• [What to produce]: Can you output the material exactly as written, minus any pictures it holds?

[Start Recorded information]

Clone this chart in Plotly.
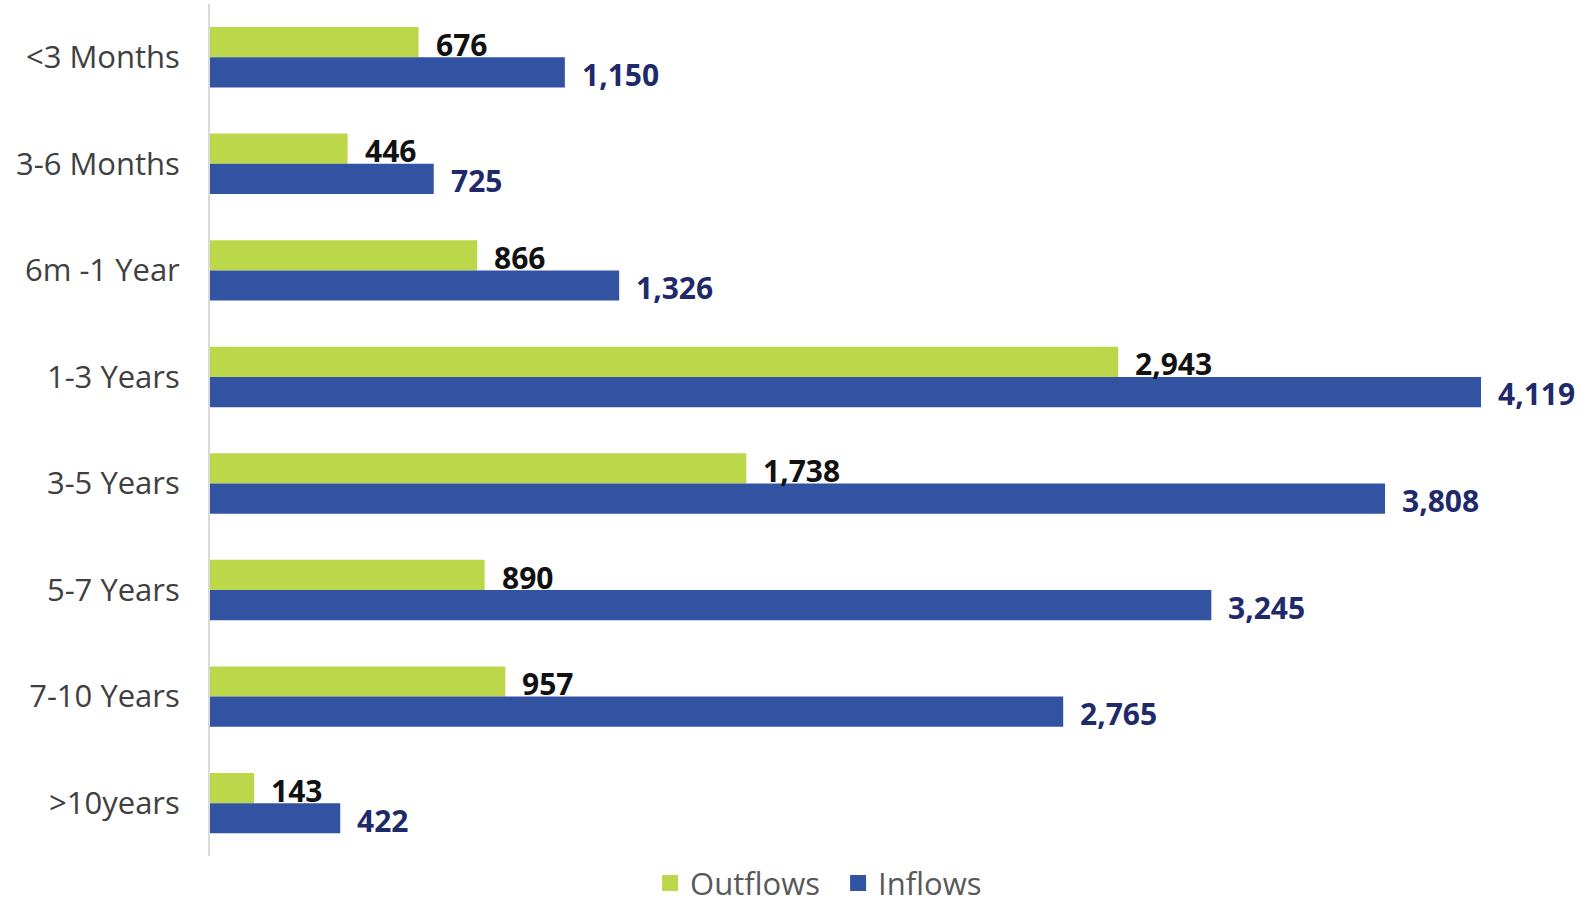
import plotly.graph_objects as go

# Maturity buckets, top to bottom
categories = ["<3 Months", "3-6 Months", "6m -1 Year", "1-3 Years",
              "3-5 Years", "5-7 Years", "7-10 Years", ">10years"]
outflows = [676, 446, 866, 2943, 1738, 890, 957, 143]
inflows = [1150, 725, 1326, 4119, 3808, 3245, 2765, 422]

GREEN = "#BDD74B"
BLUE = "#3253A2"
FONT = "Open Sans"

fig = go.Figure()
fig.add_trace(go.Bar(name="Outflows", y=categories, x=outflows, orientation="h",
                     marker=dict(color=GREEN, line=dict(width=0)), showlegend=False))
fig.add_trace(go.Bar(name="Inflows", y=categories, x=inflows, orientation="h",
                     marker=dict(color=BLUE, line=dict(width=0)), showlegend=False))

# Legend entries with larger square swatches
for name, color in [("Outflows", GREEN), ("Inflows", BLUE)]:
    fig.add_trace(go.Scatter(name=name, x=[None], y=[None], mode="markers",
                             marker=dict(symbol="square", size=16, color=color),
                             showlegend=True, hoverinfo="skip"))

# Value labels just past the end of each bar
annotations = []
for cat, v in zip(categories, outflows):
    annotations.append(dict(x=v, y=cat, xref="x", yref="y", text=f"{v:,}",
                            showarrow=False, xanchor="left", yanchor="middle",
                            xshift=15, yshift=13,
                            font=dict(family=FONT, size=30, color="#111111", weight="bold")))
for cat, v in zip(categories, inflows):
    annotations.append(dict(x=v, y=cat, xref="x", yref="y", text=f"{v:,}",
                            showarrow=False, xanchor="left", yanchor="middle",
                            xshift=15, yshift=-17,
                            font=dict(family=FONT, size=30, color="#1F2A6B", weight="bold")))

fig.update_layout(
    width=1581, height=907,
    margin=dict(l=210, r=0, t=4, b=48),
    paper_bgcolor="white", plot_bgcolor="white",
    barmode="group", bargap=0.433, bargroupgap=0,
    font=dict(family=FONT),
    annotations=annotations,
    showlegend=True,
    legend=dict(orientation="h", x=0.321, xanchor="left",
                yref="container", y=0.026, yanchor="middle",
                font=dict(family=FONT, size=31, color="#595959"),
                itemwidth=30, entrywidth=143, entrywidthmode="pixels",
                traceorder="normal"),
    xaxis=dict(range=[0, 4443], showgrid=False, zeroline=False, showticklabels=False,
               showline=False, fixedrange=True),
    yaxis=dict(autorange="reversed", showgrid=False, zeroline=False,
               showline=True, linecolor="#D9D9D9", linewidth=2,
               tickfont=dict(family=FONT, size=31, color="#404040"),
               ticks="", ticklabelstandoff=22),
)

fig.write_html("out.html")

[End Recorded information]

• [Reply to the exercise]:
Clone this chart in Plotly.
import plotly.graph_objects as go

# Maturity buckets, top to bottom
categories = ["<3 Months", "3-6 Months", "6m -1 Year", "1-3 Years",
              "3-5 Years", "5-7 Years", "7-10 Years", ">10years"]
outflows = [676, 446, 866, 2943, 1738, 890, 957, 143]
inflows = [1150, 725, 1326, 4119, 3808, 3245, 2765, 422]

GREEN = "#BDD74B"
BLUE = "#3253A2"
FONT = "Open Sans"

fig = go.Figure()
fig.add_trace(go.Bar(name="Outflows", y=categories, x=outflows, orientation="h",
                     marker=dict(color=GREEN, line=dict(width=0)), showlegend=False))
fig.add_trace(go.Bar(name="Inflows", y=categories, x=inflows, orientation="h",
                     marker=dict(color=BLUE, line=dict(width=0)), showlegend=False))

# Legend entries with larger square swatches
for name, color in [("Outflows", GREEN), ("Inflows", BLUE)]:
    fig.add_trace(go.Scatter(name=name, x=[None], y=[None], mode="markers",
                             marker=dict(symbol="square", size=16, color=color),
                             showlegend=True, hoverinfo="skip"))

# Value labels just past the end of each bar
annotations = []
for cat, v in zip(categories, outflows):
    annotations.append(dict(x=v, y=cat, xref="x", yref="y", text=f"{v:,}",
                            showarrow=False, xanchor="left", yanchor="middle",
                            xshift=15, yshift=13,
                            font=dict(family=FONT, size=30, color="#111111", weight="bold")))
for cat, v in zip(categories, inflows):
    annotations.append(dict(x=v, y=cat, xref="x", yref="y", text=f"{v:,}",
                            showarrow=False, xanchor="left", yanchor="middle",
                            xshift=15, yshift=-17,
                            font=dict(family=FONT, size=30, color="#1F2A6B", weight="bold")))

fig.update_layout(
    width=1581, height=907,
    margin=dict(l=210, r=0, t=4, b=48),
    paper_bgcolor="white", plot_bgcolor="white",
    barmode="group", bargap=0.433, bargroupgap=0,
    font=dict(family=FONT),
    annotations=annotations,
    showlegend=True,
    legend=dict(orientation="h", x=0.321, xanchor="left",
                yref="container", y=0.026, yanchor="middle",
                font=dict(family=FONT, size=31, color="#595959"),
                itemwidth=30, entrywidth=143, entrywidthmode="pixels",
                traceorder="normal"),
    xaxis=dict(range=[0, 4443], showgrid=False, zeroline=False, showticklabels=False,
               showline=False, fixedrange=True),
    yaxis=dict(autorange="reversed", showgrid=False, zeroline=False,
               showline=True, linecolor="#D9D9D9", linewidth=2,
               tickfont=dict(family=FONT, size=31, color="#404040"),
               ticks="", ticklabelstandoff=22),
)

fig.write_html("out.html")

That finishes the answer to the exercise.